Top Banker: U.S. Headed for a Recession

WASHINGTON (Guardian) -- The U.S. and global economy is facing a “very, very serious” mix of headwinds that is likely to cause a recession by the middle of next year, warned Jamie Dimon, chief executive of JP Morgan Chase, the largest U.S. investment bank.
Dimon pointed to the effects of runaway inflation, sharp interest rate rises and Russia’s war in Ukraine, as factors that informed his thinking.
“You can’t talk about the economy without talking about stuff in the future – and this is serious stuff,” Dimon told CNBC at a conference in London.
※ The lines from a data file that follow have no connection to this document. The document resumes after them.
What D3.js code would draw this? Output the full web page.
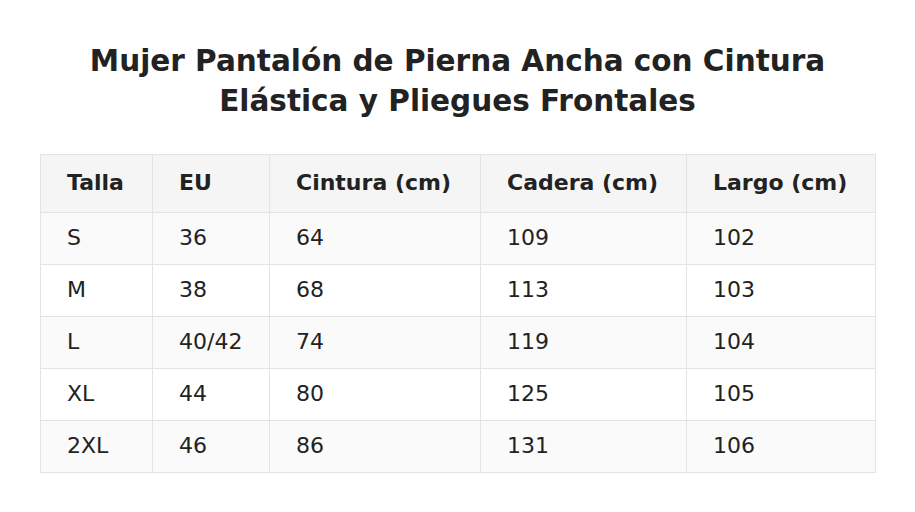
<!DOCTYPE html>
<html><head><meta charset="utf-8">
<script src="https://cdn.jsdelivr.net/npm/d3@7"></script>
<style>body{margin:0;background:#fff}</style></head>
<body><script>
const titleLines = ["Mujer Pantalón de Pierna Ancha con Cintura", "Elástica y Pliegues Frontales"];
const headers = ["Talla", "EU", "Cintura (cm)", "Cadera (cm)", "Largo (cm)"];
const tallas = ["S", "M", "L", "XL", "2XL"];
const eu = ["36", "38", "40/42", "44", "46"];
const cintura = [64, 68, 74, 80, 86];
const cadera = [109, 113, 119, 125, 131];
const largo = [102, 103, 104, 105, 106];

const W = 915, H = 512;
const svg = d3.select("body").append("svg").attr("width", W).attr("height", H)
  .style("font-family", "DejaVu Sans, Verdana, sans-serif");
svg.selectAll("text.title").data(titleLines).join("text")
  .attr("x", W/2).attr("y", (d,i) => 71 + i*40).attr("text-anchor", "middle")
  .attr("font-size", 29.5).attr("font-weight", "bold").attr("fill", "#222").text(d => d);

const colEdges = [40, 152, 269, 480, 686, 875];
const rows = [headers].concat(tallas.map((t,i) => [t, eu[i], cintura[i], cadera[i], largo[i]]));
const y = d3.scaleOrdinal().domain(d3.range(rows.length)).range([154,212,264,316,368,420]);
const rh = i => i === 0 ? 58 : 52;
const g = svg.append("g");
rows.forEach((r, i) => {
  const bg = i === 0 ? "#f5f5f5" : (i % 2 === 1 ? "#fafafa" : "#ffffff");
  r.forEach((c, j) => {
    g.append("rect").attr("x", colEdges[j] + 0.5).attr("y", y(i) + 0.5)
      .attr("width", colEdges[j+1] - colEdges[j]).attr("height", rh(i))
      .attr("fill", bg).attr("stroke", "#e3e3e3").attr("stroke-width", 1);
    g.append("text").attr("x", colEdges[j] + 27).attr("y", y(i) + rh(i)/2 + 7)
      .attr("font-size", 22).attr("font-weight", i === 0 ? "bold" : "normal")
      .attr("fill", "#222").text(c);
  });
});
</script></body></html>
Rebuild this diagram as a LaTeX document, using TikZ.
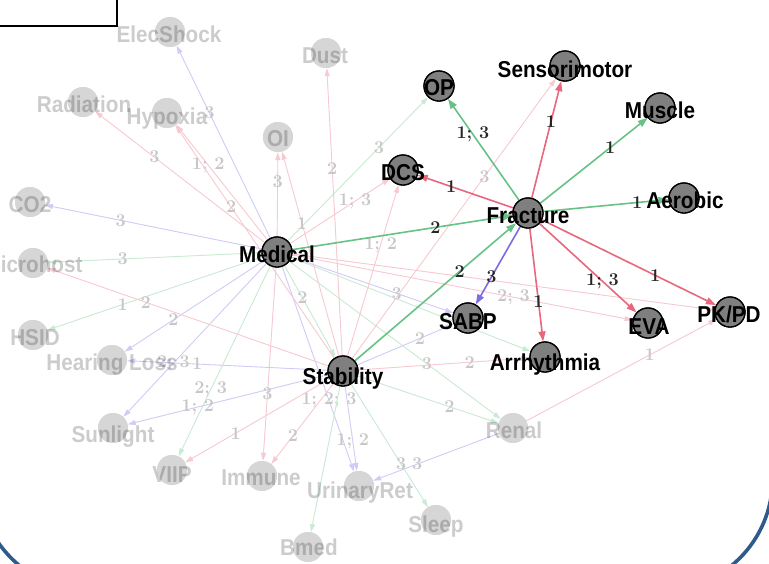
\documentclass[tikz,border=0pt]{standalone}
\usepackage{fontspec}
\newfontfamily\lblfont{Liberation Sans}[FakeStretch=0.9]
\usetikzlibrary{arrows.meta}
\definecolor{ered}{HTML}{E8677D}
\definecolor{egrn}{HTML}{66C285}
\definecolor{eblu}{HTML}{7B6EE6}
\definecolor{frameblue}{HTML}{2F5A8C}
\definecolor{nodegray}{HTML}{7F7F7F}
\definecolor{fadegray}{HTML}{D6D6D6}
\tikzset{
  dnode/.style={circle, fill=nodegray, draw=black, line width=1.3pt, minimum size=30pt, inner sep=0pt},
  fnode/.style={circle, fill=fadegray, minimum size=30pt, inner sep=0pt},
  dlab/.style={anchor=base, inner sep=0pt, font=\lblfont\bfseries\fontsize{23}{23}\selectfont},
  flab/.style={dlab, text=black, text opacity=0.2},
  sedge/.style={line width=1.6pt, -{Triangle[length=10pt,width=7pt]}},
  fedge/.style={line width=0.9pt, -{Triangle[length=8pt,width=5pt]}},
  fr/.style={fedge, draw=ered!35!white, fill=ered!35!white},
  fg/.style={fedge, draw=egrn!35!white, fill=egrn!35!white},
  fb/.style={fedge, draw=eblu!35!white, fill=eblu!35!white},
  elab/.style={pos=0.65, inner sep=1pt, text=black!85, font=\bfseries\fontsize{18}{18}\selectfont},
  felab/.style={elab, text=black!22},
}
\begin{document}
\begin{tikzpicture}[x=1pt, y=-1pt]
\useasboundingbox (0,0) rectangle (769,563);
\clip (0,0) rectangle (769,563);

% emphasised vertices
\node[dnode] (op)   at (439,86)  {};
\node[dnode] (sen)  at (565,66)  {};
\node[dnode] (mus)  at (660,108) {};
\node[dnode] (dcs)  at (403,170) {};
\node[dnode] (aer)  at (684,198) {};
\node[dnode] (fra)  at (528,213) {};
\node[dnode] (med)  at (277,252) {};
\node[dnode] (sabp) at (468,318) {};
\node[dnode] (eva)  at (648,323) {};
\node[dnode] (pkpd) at (730,312) {};
\node[dnode] (arr)  at (545,357) {};
\node[dnode] (stab) at (343,371) {};

% background vertices
\node[fnode] (els)  at (170,32)  {};
\node[fnode] (dust) at (326,53)  {};
\node[fnode] (rad)  at (83,102)  {};
\node[fnode] (hyp)  at (167,113) {};
\node[fnode] (oi)   at (278,137) {};
\node[fnode] (co2)  at (30,202)  {};
\node[fnode] (mic)  at (33,263)  {};
\node[fnode] (hsid) at (33,335)  {};
\node[fnode] (hear) at (112,360) {};
\node[fnode] (sun)  at (113,428) {};
\node[fnode] (viip) at (172,470) {};
\node[fnode] (imm)  at (262,476) {};
\node[fnode] (uri)  at (359,486) {};
\node[fnode] (slp)  at (436,520) {};
\node[fnode] (bmed) at (308,547) {};
\node[fnode] (ren)  at (513,428) {};

% background edges
\draw[fb] (med) -- node[felab]{3} (els);
\draw[fr] (med) -- node[felab]{3} (rad);
\draw[fr] (med) -- node[felab]{1; 2} (hyp);
\draw[fr] (med) -- node[felab]{3} (oi);
\draw[fg] (med) -- node[felab]{3} (op);
\draw[fr] (med) -- node[felab]{1; 3} (dcs);
\draw[fb] (med) -- node[felab]{3} (co2);
\draw[fg] (med) -- node[felab]{3} (mic);
\draw[fg] (med) -- node[felab]{1} (hsid);
\draw[fb] (med) -- node[felab]{2} (hear);
\draw[fb] (med) -- node[felab]{2; 3} (sun);
\draw[fg] (med) -- node[felab]{2; 3} (viip);
\draw[fr] (med) -- node[felab]{3} (imm);
\draw[fb] (med) -- node[felab]{1; 2; 3} (uri);
\draw[fg] (med) -- node[felab, pos=0.35]{2} (stab);
\draw[fb] (med) -- node[felab]{3} (sabp);
\draw[fr] (med) -- node[felab]{2; 3} (eva);
\draw[fr] (med) -- (pkpd);
\draw[fg] (med) -- node[felab]{3} (ren);
\draw[fg] (med) -- (arr);
\draw[fr] (stab) -- node[felab]{2} (dust);
\draw[fr] (stab) -- node[felab]{2} (hyp);
\draw[fr] (stab) -- node[felab]{1} (oi);
\draw[fr] (stab) -- node[felab]{1; 2} (dcs);
\draw[fr] (stab) -- node[felab]{3} (sen);
\draw[fr] (stab) -- node[felab]{2} (mic);
\draw[fb] (stab) -- node[felab]{1} (hear);
\draw[fb] (stab) -- node[felab]{1; 2} (sun);
\draw[fr] (stab) -- node[felab]{1} (viip);
\draw[fr] (stab) -- node[felab]{2} (imm);
\draw[fb] (stab) -- node[felab]{1; 2} (uri);
\draw[fg] (stab) -- (bmed);
\draw[fg] (stab) -- node[felab]{3} (slp);
\draw[fg] (stab) -- node[felab]{2} (ren);
\draw[fb] (stab) -- node[felab]{2} (sabp);
\draw[fr] (stab) -- node[felab]{2} (arr);
\draw[fb] (ren) -- node[felab]{3} (uri);
\draw[fr] (ren) -- node[felab]{1} (pkpd);

% edges out of Fracture and into it
\draw[sedge, egrn] (fra) -- node[elab]{1; 3} (op);
\draw[sedge, ered] (fra) -- node[elab]{1} (sen);
\draw[sedge, egrn] (fra) -- node[elab]{1} (mus);
\draw[sedge, ered] (fra) -- node[elab]{1} (dcs);
\draw[sedge, egrn] (fra) -- node[elab, pos=0.75]{1} (aer);
\draw[sedge, eblu] (fra) -- node[elab]{3} (sabp);
\draw[sedge, ered] (fra) -- node[elab]{1} (arr);
\draw[sedge, ered] (fra) -- node[elab]{1; 3} (eva);
\draw[sedge, ered] (fra) -- node[elab]{1} (pkpd);
\draw[sedge, egrn] (med) -- node[elab]{2} (fra);
\draw[sedge, egrn] (stab) -- node[elab]{2} (fra);

% redraw vertices above the edges
\foreach \n in {els,dust,rad,hyp,oi,co2,mic,hsid,hear,sun,viip,imm,uri,slp,bmed,ren}
  \node[fnode] at (\n) {};
\foreach \n in {op,sen,mus,dcs,aer,fra,med,sabp,eva,pkpd,arr,stab}
  \node[dnode] at (\n) {};

% vertex names
\node[flab] at (169,42)  {ElecShock};
\node[flab] at (325,63)  {Dust};
\node[flab] at (84,112)  {Radiation};
\node[flab] at (167,124) {Hypoxia};
\node[flab] at (278,146) {OI};
\node[flab] at (30,212)  {CO2};
\node[flab] at (33,272)  {Microhost};
\node[flab] at (35,345)  {HSID};
\node[flab] at (112,370) {Hearing Loss};
\node[flab] at (113,442) {Sunlight};
\node[flab] at (172,482) {VIIP};
\node[flab] at (261,485) {Immune};
\node[flab] at (360,498) {UrinaryRet};
\node[flab] at (436,532) {Sleep};
\node[flab] at (309,555) {Bmed};
\node[flab] at (514,438) {Renal};

\node[dlab] at (439,95)  {OP};
\node[dlab] at (565,77)  {Sensorimotor};
\node[dlab] at (660,118) {Muscle};
\node[dlab] at (403,180) {DCS};
\node[dlab] at (685,208) {Aerobic};
\node[dlab] at (528,223) {Fracture};
\node[dlab] at (277,262) {Medical};
\node[dlab] at (468,329) {SABP};
\node[dlab] at (649,334) {EVA};
\node[dlab] at (729,322) {PK/PD};
\node[dlab] at (545,370) {Arrhythmia};
\node[dlab] at (343,384) {Stability};

% frame pieces
\draw[line width=1.5pt] (-5,-5) rectangle (117,26);
\draw[frameblue, line width=3.6pt, rounded corners=112pt] (-21.5,-200) rectangle (772.5,591);
\end{tikzpicture}
\end{document}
“These are very, very serious things which I think are likely to push the U.S. and the world – I mean, Europe is already in recession – and they’re likely to put the U.S. in some kind of recession six to nine months from now,” he added.
Dimon said that the U.S. Federal Reserve “waited too long and did too little” as inflation jumped to a 40-year high over the past 18 months. He said the central bank, which has raised rates five times so far this year, is “clearly catching up”.
“And, you know, from here, let’s all wish him [Fed chair Jerome Powell] success and keep our fingers crossed that they managed to slow down the economy enough so that whatever it is, is mild – and it is possible,” he added.
But the bank chief said he expected volatile market conditions that could coincide with disordered financial conditions. The benchmark S&P 500, Dimon said, could fall by “another easy 20%”.
“The next 20% would be much more painful than the first,” he added.
This is not the first time Dimon has warned of a sharp financial downtown. In June he said he was preparing the bank for an economic “hurricane”. JP Morgan, he said “is bracing ourselves and we’re going to be very conservative with our balance sheet”.
Dimon is not alone in anticipating tough times. Over the weekend, Mohamed El-Erian, chief economic adviser at the German financial services giant Allianz SE said the U.S. economy is on “a bumpy journey to a better destination”.
El-Erian blamed the U.S. central bank for exacerbating the risk of a recession by waiting too long to raise interest rates and then “slamming on the brakes this year”.
“Not only does it have to overcome inflation, but it has to restore its credibility,” El-Erian said of the U.S. central bank on CBS’s “Face the Nation”. “So yes, I fear we risk a very high probability of a damaging recession that was totally avoidable.”